Your instructions: Copy everything in the data below exactly except the pictures.
Begin
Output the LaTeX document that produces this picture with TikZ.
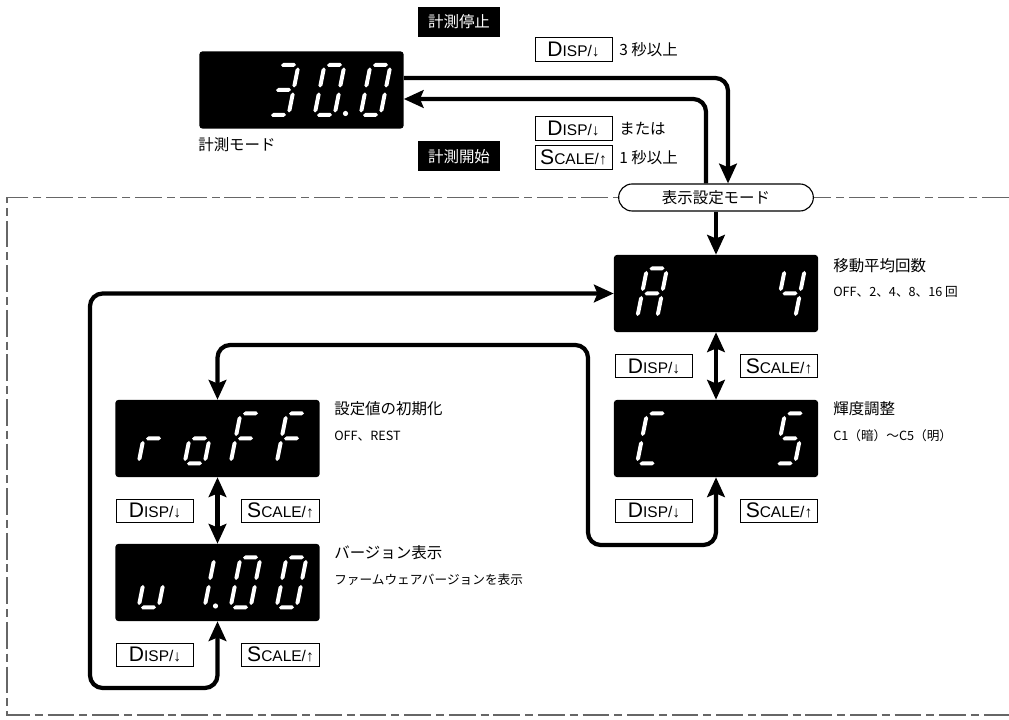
\documentclass[tikz,border=0pt]{standalone}
\usepackage{fontspec}
\setmainfont{Noto Sans CJK JP}
\newfontfamily\keyfont{Liberation Sans}
\usetikzlibrary{arrows.meta, shapes.misc}

% key caption: big first letter, small caps rest
\newcommand{\keytext}[2]{{\keyfont\fontsize{15}{15}\selectfont #1}{\keyfont\fontsize{11}{11}\selectfont #2}}

% seven segment parts
\newcommand{\sghor}[3]{\fill[white] (#1,#3) -- (#1+2,#3-2) -- (#2-2,#3-2) -- (#2,#3) -- (#2-2,#3+2) -- (#1+2,#3+2) -- cycle;}
\newcommand{\sgver}[3]{\fill[white] (#1,#2) -- (#1+2,#2+2) -- (#1+2,#3-2) -- (#1,#3) -- (#1-2,#3-2) -- (#1-2,#2+2) -- cycle;}
\newcommand{\segpa}{\sghor{2.5}{17.5}{-50}}
\newcommand{\segpg}{\sghor{2.5}{17.5}{-25}}
\newcommand{\segpd}{\sghor{2.5}{17.5}{0}}
\newcommand{\segpb}{\sgver{20}{-47.5}{-27.5}}
\newcommand{\segpc}{\sgver{20}{-22.5}{-2.5}}
\newcommand{\segpe}{\sgver{0}{-22.5}{-2.5}}
\newcommand{\segpf}{\sgver{0}{-47.5}{-27.5}}
\newcommand{\segdigit}[3]{%
	\begin{scope}[shift={(#1,#2)}, xslant=0.2]
		\foreach \sg in {#3} {\csname segp\sg\endcsname}
	\end{scope}}
\newcommand{\segdot}[2]{\fill[white] (#1+31,#2-1.5) circle (2.6);}

\begin{document}
\begin{tikzpicture}[
		x=0.025cm, y=-0.025cm,
		lcd/.style={
			rectangle,
			rounded corners=2pt,
			fill=black,
			minimum width=5.1cm,
			minimum height=1.925cm,
			inner sep=0pt
		},
		key/.style={
			rectangle,
			draw,
			line width=0.7pt,
			minimum width=1.925cm,
			minimum height=0.575cm,
			inner sep=0pt
		},
		blk/.style={
			rectangle,
			fill=black,
			text=white,
			minimum width=2.05cm,
			minimum height=0.75cm,
			font=\fontsize{11}{11}\selectfont
		},
		pill/.style={
			rounded rectangle,
			draw,
			fill=white,
			line width=0.8pt,
			minimum width=5.1cm,
			minimum height=0.675cm,
			font=\fontsize{11}{11}\selectfont
		},
		lbl/.style={
			anchor=west,
			inner sep=0pt,
			font=\fontsize{11}{11}\selectfont
		},
		sublbl/.style={
			anchor=west,
			inner sep=0pt,
			font=\fontsize{9}{9}\selectfont
		},
		flow/.style={
			-{Stealth[length=14pt, width=12.5pt, inset=2.5pt]},
			line width=3pt,
			rounded corners=9pt
		},
		flowboth/.style={
			{Stealth[length=14pt, width=12.5pt, inset=2.5pt]}-{Stealth[length=14pt, width=12.5pt, inset=2.5pt]},
			line width=3pt,
			rounded corners=9pt
		},
		frame/.style={
			draw=black!60,
			line width=0.9pt,
			dash pattern=on 19pt off 3.5pt on 5.7pt off 3.5pt
		}
		]
		\useasboundingbox (0,0) rectangle (1009,720);
		
		% measuring mode
		\node[lcd] (meas) at (301.5,90) {};
		\node[lbl] (measname) at (198,145) {計測モード};
		\node[blk] (stop) at (459,22) {計測停止};
		\node[blk] (start) at (459,156.5) {計測開始};
		
		\node[key] (kdisp1) at (573.5,49.5) {\keytext{D}{ISP/↓}};
		\node[lbl] (t3s) at (619,49.5) {3 秒以上};
		\node[key] (kdisp2) at (573.5,128.5) {\keytext{D}{ISP/↓}};
		\node[lbl] (tor) at (619,128.5) {または};
		\node[key] (kscale1) at (573.5,157.5) {\keytext{S}{CALE/↑}};
		\node[lbl] (t1s) at (619,157.5) {1 秒以上};
		
		% setting mode frame
		\draw[frame] (1009,197.5) -- (7,197.5) -- (7,715) -- (1009,715);
		\node[pill] (mode) at (716,197.5) {表示設定モード};
		
		% displays
		\node[lcd] (avg) at (716,293.5) {};
		\node[lcd] (bright) at (716,438.5) {};
		\node[lcd] (reset) at (217.5,438.5) {};
		\node[lcd] (version) at (217.5,582.5) {};
		
		\node[lbl] (avgname) at (833,266) {移動平均回数};
		\node[sublbl] (avgval) at (833,292) {OFF、2、4、8、16 回};
		\node[lbl] (brname) at (833,409) {輝度調整};
		\node[sublbl] (brval) at (833,436) {C1（暗）～C5（明）};
		\node[lbl] (rstname) at (334,409) {設定値の初期化};
		\node[sublbl] (rstval) at (334,436) {OFF、REST};
		\node[lbl] (vername) at (334,553) {バージョン表示};
		\node[sublbl] (verval) at (334,580) {ファームウェアバージョンを表示};
		
		\node[key] (avgdisp) at (654,366) {\keytext{D}{ISP/↓}};
		\node[key] (avgscale) at (779,366) {\keytext{S}{CALE/↑}};
		\node[key] (brdisp) at (654,510.5) {\keytext{D}{ISP/↓}};
		\node[key] (brscale) at (779,510.5) {\keytext{S}{CALE/↑}};
		\node[key] (rstdisp) at (155,510.5) {\keytext{D}{ISP/↓}};
		\node[key] (rstscale) at (280.5,510.5) {\keytext{S}{CALE/↑}};
		\node[key] (verdisp) at (155,654.5) {\keytext{D}{ISP/↓}};
		\node[key] (verscale) at (280.5,654.5) {\keytext{S}{CALE/↑}};
		
		% digits
		\segdigit{268.5}{115}{a,b,c,d,g}
		\segdigit{314.5}{115}{a,b,c,d,e,f}
		\segdot{314.5}{115}
		\segdigit{360.5}{115}{a,b,c,d,e,f}
		%--
		\segdigit{637}{318.5}{a,b,c,e,f,g}
		\segdigit{775}{318.5}{b,c,f,g}
		\segdigit{637}{463.5}{a,d,e,f}
		\segdigit{775}{463.5}{a,c,d,f,g}
		%--
		\segdigit{138.5}{463.5}{e,g}
		\segdigit{184.5}{463.5}{c,d,e,g}
		\segdigit{230.5}{463.5}{a,e,f,g}
		\segdigit{276.5}{463.5}{a,e,f,g}
		%--
		\segdigit{138.5}{607.5}{c,d,e}
		\segdigit{184.5}{607.5}{b,c}
		\segdot{184.5}{607.5}
		\segdigit{230.5}{607.5}{a,b,c,d,e,f}
		\segdigit{276.5}{607.5}{a,b,c,d,e,f}
		
		% connectors
		\draw[flow] (meas.east |- 0,78) -| (mode.north -| 728,0);
		\draw[flow] (mode.north -| 706,0) |- (meas.east |- 0,99);
		\draw[flow] (mode.south) -- (avg.north);
		%--
		\draw[flowboth] (avg) -- (bright);
		\draw[flowboth] (bright.south) |- (588,545) |- (reset.north |- 0,345) -- (reset.north);
		\draw[flowboth] (reset) -- (version);
		\draw[flowboth] (version.south) |- (90,688) |- (avg.west);
		
	\end{tikzpicture}
\end{document}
End
Completed exercise:
Output the LaTeX document that produces this picture with TikZ.
\documentclass[tikz,border=0pt]{standalone}
\usepackage{fontspec}
\setmainfont{Noto Sans CJK JP}
\newfontfamily\keyfont{Liberation Sans}
\usetikzlibrary{arrows.meta, shapes.misc}

% key caption: big first letter, small caps rest
\newcommand{\keytext}[2]{{\keyfont\fontsize{15}{15}\selectfont #1}{\keyfont\fontsize{11}{11}\selectfont #2}}

% seven segment parts
\newcommand{\sghor}[3]{\fill[white] (#1,#3) -- (#1+2,#3-2) -- (#2-2,#3-2) -- (#2,#3) -- (#2-2,#3+2) -- (#1+2,#3+2) -- cycle;}
\newcommand{\sgver}[3]{\fill[white] (#1,#2) -- (#1+2,#2+2) -- (#1+2,#3-2) -- (#1,#3) -- (#1-2,#3-2) -- (#1-2,#2+2) -- cycle;}
\newcommand{\segpa}{\sghor{2.5}{17.5}{-50}}
\newcommand{\segpg}{\sghor{2.5}{17.5}{-25}}
\newcommand{\segpd}{\sghor{2.5}{17.5}{0}}
\newcommand{\segpb}{\sgver{20}{-47.5}{-27.5}}
\newcommand{\segpc}{\sgver{20}{-22.5}{-2.5}}
\newcommand{\segpe}{\sgver{0}{-22.5}{-2.5}}
\newcommand{\segpf}{\sgver{0}{-47.5}{-27.5}}
\newcommand{\segdigit}[3]{%
	\begin{scope}[shift={(#1,#2)}, xslant=0.2]
		\foreach \sg in {#3} {\csname segp\sg\endcsname}
	\end{scope}}
\newcommand{\segdot}[2]{\fill[white] (#1+31,#2-1.5) circle (2.6);}

\begin{document}
\begin{tikzpicture}[
		x=0.025cm, y=-0.025cm,
		lcd/.style={
			rectangle,
			rounded corners=2pt,
			fill=black,
			minimum width=5.1cm,
			minimum height=1.925cm,
			inner sep=0pt
		},
		key/.style={
			rectangle,
			draw,
			line width=0.7pt,
			minimum width=1.925cm,
			minimum height=0.575cm,
			inner sep=0pt
		},
		blk/.style={
			rectangle,
			fill=black,
			text=white,
			minimum width=2.05cm,
			minimum height=0.75cm,
			font=\fontsize{11}{11}\selectfont
		},
		pill/.style={
			rounded rectangle,
			draw,
			fill=white,
			line width=0.8pt,
			minimum width=5.1cm,
			minimum height=0.675cm,
			font=\fontsize{11}{11}\selectfont
		},
		lbl/.style={
			anchor=west,
			inner sep=0pt,
			font=\fontsize{11}{11}\selectfont
		},
		sublbl/.style={
			anchor=west,
			inner sep=0pt,
			font=\fontsize{9}{9}\selectfont
		},
		flow/.style={
			-{Stealth[length=14pt, width=12.5pt, inset=2.5pt]},
			line width=3pt,
			rounded corners=9pt
		},
		flowboth/.style={
			{Stealth[length=14pt, width=12.5pt, inset=2.5pt]}-{Stealth[length=14pt, width=12.5pt, inset=2.5pt]},
			line width=3pt,
			rounded corners=9pt
		},
		frame/.style={
			draw=black!60,
			line width=0.9pt,
			dash pattern=on 19pt off 3.5pt on 5.7pt off 3.5pt
		}
		]
		\useasboundingbox (0,0) rectangle (1009,720);
		
		% measuring mode
		\node[lcd] (meas) at (301.5,90) {};
		\node[lbl] (measname) at (198,145) {計測モード};
		\node[blk] (stop) at (459,22) {計測停止};
		\node[blk] (start) at (459,156.5) {計測開始};
		
		\node[key] (kdisp1) at (573.5,49.5) {\keytext{D}{ISP/↓}};
		\node[lbl] (t3s) at (619,49.5) {3 秒以上};
		\node[key] (kdisp2) at (573.5,128.5) {\keytext{D}{ISP/↓}};
		\node[lbl] (tor) at (619,128.5) {または};
		\node[key] (kscale1) at (573.5,157.5) {\keytext{S}{CALE/↑}};
		\node[lbl] (t1s) at (619,157.5) {1 秒以上};
		
		% setting mode frame
		\draw[frame] (1009,197.5) -- (7,197.5) -- (7,715) -- (1009,715);
		\node[pill] (mode) at (716,197.5) {表示設定モード};
		
		% displays
		\node[lcd] (avg) at (716,293.5) {};
		\node[lcd] (bright) at (716,438.5) {};
		\node[lcd] (reset) at (217.5,438.5) {};
		\node[lcd] (version) at (217.5,582.5) {};
		
		\node[lbl] (avgname) at (833,266) {移動平均回数};
		\node[sublbl] (avgval) at (833,292) {OFF、2、4、8、16 回};
		\node[lbl] (brname) at (833,409) {輝度調整};
		\node[sublbl] (brval) at (833,436) {C1（暗）～C5（明）};
		\node[lbl] (rstname) at (334,409) {設定値の初期化};
		\node[sublbl] (rstval) at (334,436) {OFF、REST};
		\node[lbl] (vername) at (334,553) {バージョン表示};
		\node[sublbl] (verval) at (334,580) {ファームウェアバージョンを表示};
		
		\node[key] (avgdisp) at (654,366) {\keytext{D}{ISP/↓}};
		\node[key] (avgscale) at (779,366) {\keytext{S}{CALE/↑}};
		\node[key] (brdisp) at (654,510.5) {\keytext{D}{ISP/↓}};
		\node[key] (brscale) at (779,510.5) {\keytext{S}{CALE/↑}};
		\node[key] (rstdisp) at (155,510.5) {\keytext{D}{ISP/↓}};
		\node[key] (rstscale) at (280.5,510.5) {\keytext{S}{CALE/↑}};
		\node[key] (verdisp) at (155,654.5) {\keytext{D}{ISP/↓}};
		\node[key] (verscale) at (280.5,654.5) {\keytext{S}{CALE/↑}};
		
		% digits
		\segdigit{268.5}{115}{a,b,c,d,g}
		\segdigit{314.5}{115}{a,b,c,d,e,f}
		\segdot{314.5}{115}
		\segdigit{360.5}{115}{a,b,c,d,e,f}
		%--
		\segdigit{637}{318.5}{a,b,c,e,f,g}
		\segdigit{775}{318.5}{b,c,f,g}
		\segdigit{637}{463.5}{a,d,e,f}
		\segdigit{775}{463.5}{a,c,d,f,g}
		%--
		\segdigit{138.5}{463.5}{e,g}
		\segdigit{184.5}{463.5}{c,d,e,g}
		\segdigit{230.5}{463.5}{a,e,f,g}
		\segdigit{276.5}{463.5}{a,e,f,g}
		%--
		\segdigit{138.5}{607.5}{c,d,e}
		\segdigit{184.5}{607.5}{b,c}
		\segdot{184.5}{607.5}
		\segdigit{230.5}{607.5}{a,b,c,d,e,f}
		\segdigit{276.5}{607.5}{a,b,c,d,e,f}
		
		% connectors
		\draw[flow] (meas.east |- 0,78) -| (mode.north -| 728,0);
		\draw[flow] (mode.north -| 706,0) |- (meas.east |- 0,99);
		\draw[flow] (mode.south) -- (avg.north);
		%--
		\draw[flowboth] (avg) -- (bright);
		\draw[flowboth] (bright.south) |- (588,545) |- (reset.north |- 0,345) -- (reset.north);
		\draw[flowboth] (reset) -- (version);
		\draw[flowboth] (version.south) |- (90,688) |- (avg.west);
		
	\end{tikzpicture}
\end{document}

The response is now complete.